--- begin COLLECTED MATERIAL ---

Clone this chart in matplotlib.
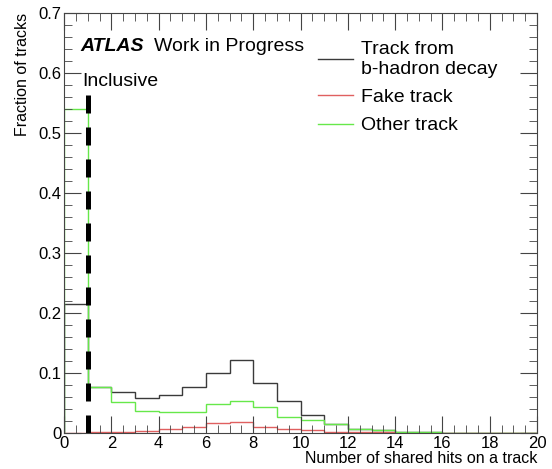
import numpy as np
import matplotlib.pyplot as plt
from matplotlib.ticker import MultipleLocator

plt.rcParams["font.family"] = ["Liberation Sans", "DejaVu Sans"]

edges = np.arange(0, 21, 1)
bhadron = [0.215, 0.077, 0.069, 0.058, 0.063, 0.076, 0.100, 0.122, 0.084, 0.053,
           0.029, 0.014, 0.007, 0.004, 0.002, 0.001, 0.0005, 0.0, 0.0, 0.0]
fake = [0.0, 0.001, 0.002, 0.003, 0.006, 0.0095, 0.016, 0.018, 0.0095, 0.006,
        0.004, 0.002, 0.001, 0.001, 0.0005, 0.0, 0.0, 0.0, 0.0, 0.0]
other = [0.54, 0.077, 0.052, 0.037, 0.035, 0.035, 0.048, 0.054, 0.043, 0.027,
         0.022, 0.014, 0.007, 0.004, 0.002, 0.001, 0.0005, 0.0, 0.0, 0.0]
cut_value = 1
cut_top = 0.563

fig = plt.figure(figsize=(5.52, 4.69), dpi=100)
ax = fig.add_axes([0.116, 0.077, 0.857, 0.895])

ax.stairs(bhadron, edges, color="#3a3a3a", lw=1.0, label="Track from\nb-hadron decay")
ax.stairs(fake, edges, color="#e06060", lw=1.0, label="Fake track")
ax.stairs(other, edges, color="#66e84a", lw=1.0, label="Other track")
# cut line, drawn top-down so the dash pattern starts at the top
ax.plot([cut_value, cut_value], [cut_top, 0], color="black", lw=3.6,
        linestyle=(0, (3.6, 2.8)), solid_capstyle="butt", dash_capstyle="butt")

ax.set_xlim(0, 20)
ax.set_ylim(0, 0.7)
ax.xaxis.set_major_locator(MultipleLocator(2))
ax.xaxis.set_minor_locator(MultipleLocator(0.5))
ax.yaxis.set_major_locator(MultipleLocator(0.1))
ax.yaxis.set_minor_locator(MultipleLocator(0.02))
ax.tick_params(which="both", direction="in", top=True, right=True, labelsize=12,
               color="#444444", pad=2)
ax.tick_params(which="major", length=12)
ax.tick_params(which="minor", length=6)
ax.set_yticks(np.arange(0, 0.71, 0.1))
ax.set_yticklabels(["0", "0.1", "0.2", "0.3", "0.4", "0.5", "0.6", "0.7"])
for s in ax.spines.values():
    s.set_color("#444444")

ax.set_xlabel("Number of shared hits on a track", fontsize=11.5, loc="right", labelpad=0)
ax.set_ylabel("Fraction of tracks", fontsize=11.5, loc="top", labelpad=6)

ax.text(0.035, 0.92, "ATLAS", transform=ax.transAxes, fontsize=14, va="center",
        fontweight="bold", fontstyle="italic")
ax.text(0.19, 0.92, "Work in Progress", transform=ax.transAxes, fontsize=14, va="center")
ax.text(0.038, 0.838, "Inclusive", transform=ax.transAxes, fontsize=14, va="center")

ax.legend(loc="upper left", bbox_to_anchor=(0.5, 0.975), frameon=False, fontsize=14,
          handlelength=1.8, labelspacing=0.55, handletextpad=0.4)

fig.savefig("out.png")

--- end COLLECTED MATERIAL ---

Repeat the material above verbatim. Leave the pictures behind.

**COMPLETE ANSWER:**
Clone this chart in matplotlib.
import numpy as np
import matplotlib.pyplot as plt
from matplotlib.ticker import MultipleLocator

plt.rcParams["font.family"] = ["Liberation Sans", "DejaVu Sans"]

edges = np.arange(0, 21, 1)
bhadron = [0.215, 0.077, 0.069, 0.058, 0.063, 0.076, 0.100, 0.122, 0.084, 0.053,
           0.029, 0.014, 0.007, 0.004, 0.002, 0.001, 0.0005, 0.0, 0.0, 0.0]
fake = [0.0, 0.001, 0.002, 0.003, 0.006, 0.0095, 0.016, 0.018, 0.0095, 0.006,
        0.004, 0.002, 0.001, 0.001, 0.0005, 0.0, 0.0, 0.0, 0.0, 0.0]
other = [0.54, 0.077, 0.052, 0.037, 0.035, 0.035, 0.048, 0.054, 0.043, 0.027,
         0.022, 0.014, 0.007, 0.004, 0.002, 0.001, 0.0005, 0.0, 0.0, 0.0]
cut_value = 1
cut_top = 0.563

fig = plt.figure(figsize=(5.52, 4.69), dpi=100)
ax = fig.add_axes([0.116, 0.077, 0.857, 0.895])

ax.stairs(bhadron, edges, color="#3a3a3a", lw=1.0, label="Track from\nb-hadron decay")
ax.stairs(fake, edges, color="#e06060", lw=1.0, label="Fake track")
ax.stairs(other, edges, color="#66e84a", lw=1.0, label="Other track")
# cut line, drawn top-down so the dash pattern starts at the top
ax.plot([cut_value, cut_value], [cut_top, 0], color="black", lw=3.6,
        linestyle=(0, (3.6, 2.8)), solid_capstyle="butt", dash_capstyle="butt")

ax.set_xlim(0, 20)
ax.set_ylim(0, 0.7)
ax.xaxis.set_major_locator(MultipleLocator(2))
ax.xaxis.set_minor_locator(MultipleLocator(0.5))
ax.yaxis.set_major_locator(MultipleLocator(0.1))
ax.yaxis.set_minor_locator(MultipleLocator(0.02))
ax.tick_params(which="both", direction="in", top=True, right=True, labelsize=12,
               color="#444444", pad=2)
ax.tick_params(which="major", length=12)
ax.tick_params(which="minor", length=6)
ax.set_yticks(np.arange(0, 0.71, 0.1))
ax.set_yticklabels(["0", "0.1", "0.2", "0.3", "0.4", "0.5", "0.6", "0.7"])
for s in ax.spines.values():
    s.set_color("#444444")

ax.set_xlabel("Number of shared hits on a track", fontsize=11.5, loc="right", labelpad=0)
ax.set_ylabel("Fraction of tracks", fontsize=11.5, loc="top", labelpad=6)

ax.text(0.035, 0.92, "ATLAS", transform=ax.transAxes, fontsize=14, va="center",
        fontweight="bold", fontstyle="italic")
ax.text(0.19, 0.92, "Work in Progress", transform=ax.transAxes, fontsize=14, va="center")
ax.text(0.038, 0.838, "Inclusive", transform=ax.transAxes, fontsize=14, va="center")

ax.legend(loc="upper left", bbox_to_anchor=(0.5, 0.975), frameon=False, fontsize=14,
          handlelength=1.8, labelspacing=0.55, handletextpad=0.4)

fig.savefig("out.png")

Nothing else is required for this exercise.